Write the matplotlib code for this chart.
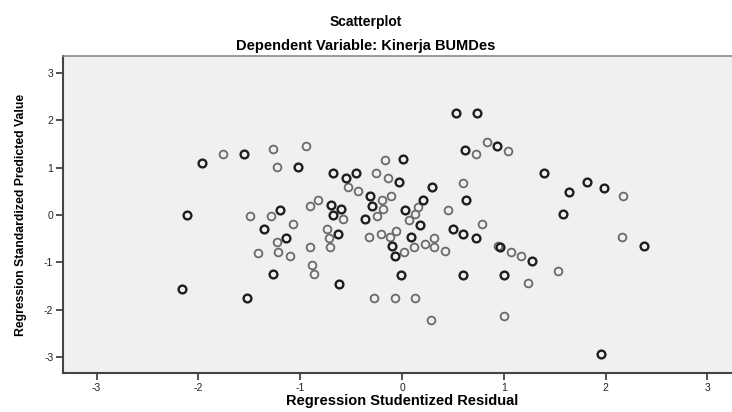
import matplotlib
matplotlib.use("Agg")
import matplotlib.pyplot as plt

# puntos oscuros (superpuestos) y puntos grises
dark_x = [-1.96, -1.55, -2.11, -1.20, -1.36, -1.14, -1.02, -1.27, -2.16, -1.52,
          -0.63, -0.62, -0.10, -0.07, 0.09, 0.18, 0.50, 0.60, 0.73, 0.96,
          -0.01, 0.60, 1.00, 1.28, 2.38, 1.95, -0.68, -0.55, -0.45, 0.01,
          -0.03, -0.31, -0.70, -0.60, -0.68, -0.29, -0.36, 0.03, 0.21, 0.29,
          0.63, 0.53, 0.74, 0.93, 0.62, 1.39, 1.82, 1.98, 1.64, 1.58]
dark_y = [1.10, 1.28, 0.01, 0.11, -0.30, -0.48, 1.01, -1.25, -1.56, -1.74,
          -0.39, -1.46, -0.65, -0.86, -0.47, -0.20, -0.30, -0.39, -0.49, -0.68,
          -1.27, -1.27, -1.26, -0.96, -0.65, -2.93, 0.89, 0.79, 0.88, 1.19,
          0.70, 0.40, 0.21, 0.12, 0.01, 0.20, -0.08, 0.11, 0.31, 0.59,
          0.31, 2.16, 2.16, 1.46, 1.37, 0.89, 0.70, 0.57, 0.49, 0.02]

gray_x = [-1.76, -1.27, -1.23, -1.49, -1.29, -0.94, -0.90, -0.83, -1.07, -1.23,
          -1.41, -1.22, -1.10, -0.90, -0.88, -0.86, -0.74, -0.72, -0.71, -0.32,
          -0.21, -0.12, -0.06, 0.02, 0.12, 0.23, 0.31, 0.31, 0.42, 0.79,
          0.94, 1.07, 1.17, 1.24, 1.53, -0.28, -0.07, 0.13, 0.28, 1.00,
          2.16, -0.53, -0.43, -0.26, -0.17, -0.14, -0.20, -0.11, -0.58, -0.19,
          -0.25, 0.16, 0.13, 0.07, 0.45, 0.60, 0.83, 1.04, 0.73, 2.17]
gray_y = [1.28, 1.39, 1.01, -0.01, -0.01, 1.46, 0.20, 0.31, -0.19, -0.57,
          -0.79, -0.77, -0.86, -0.68, -1.06, -1.25, -0.30, -0.48, -0.67, -0.46,
          -0.39, -0.46, -0.34, -0.77, -0.67, -0.60, -0.49, -0.67, -0.75, -0.19,
          -0.65, -0.77, -0.86, -1.44, -1.17, -1.75, -1.75, -1.75, -2.22, -2.12,
          -0.46, 0.59, 0.50, 0.89, 1.16, 0.79, 0.31, 0.41, -0.08, 0.13,
          -0.01, 0.18, 0.02, -0.10, 0.11, 0.68, 1.55, 1.36, 1.28, 0.40]

ticks = [-3, -2, -1, 0, 1, 2, 3]

plt.rcParams['font.family'] = ['Liberation Sans', 'DejaVu Sans']

fig = plt.figure(figsize=(7.32, 4.12), dpi=100)
ax = fig.add_axes([0.0861, 0.0947, 0.9262, 0.769])
ax.set_facecolor('#f0f0f0')

ax.plot(gray_x, gray_y, 'o', markersize=5.6, markerfacecolor='none',
        markeredgecolor='#6a6a6a', markeredgewidth=1.3, linestyle='none')
ax.plot(dark_x, dark_y, 'o', markersize=5.6, markerfacecolor='none',
        markeredgecolor='#1e1e1e', markeredgewidth=1.7, linestyle='none')

ax.set_xlim(-3.33, 3.33)
ax.set_ylim(-3.33, 3.35)
ax.set_xticks(ticks)
ax.set_yticks(ticks)
ax.set_xticklabels([str(t) for t in ticks])
ax.set_yticklabels([str(t) for t in ticks])
ax.tick_params(direction='out', length=5, width=1.2, color='#333333',
               labelsize=7.5, pad=2, labelcolor='#222222')

for s in ['left', 'bottom']:
    ax.spines[s].set_color('#444444')
    ax.spines[s].set_linewidth(1.5)
ax.spines['top'].set_color('#8a8a8a')
ax.spines['top'].set_linewidth(1.2)
ax.spines['right'].set_visible(False)

fig.text(0.5, 0.947, 'Scatterplot', ha='center', va='center',
         fontsize=10, fontweight='bold')
fig.text(0.5, 0.889, 'Dependent Variable: Kinerja BUMDes', ha='center',
         va='center', fontsize=10.5, fontweight='bold')
ax.set_xlabel('Regression Studentized Residual', fontsize=10.5,
              fontweight='bold', labelpad=1)
ax.set_ylabel('Regression Standardized Predicted Value', fontsize=8.8,
              fontweight='bold', labelpad=12)

fig.savefig('out.png', dpi=100)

----

Without any pictures, reproduce the lines from the first one in the material through the line that has "import matplotlib.pyplot as plt", exactly as they appear.

→ SOLUTION TO THE EXERCISE
Write the matplotlib code for this chart.
import matplotlib
matplotlib.use("Agg")
import matplotlib.pyplot as plt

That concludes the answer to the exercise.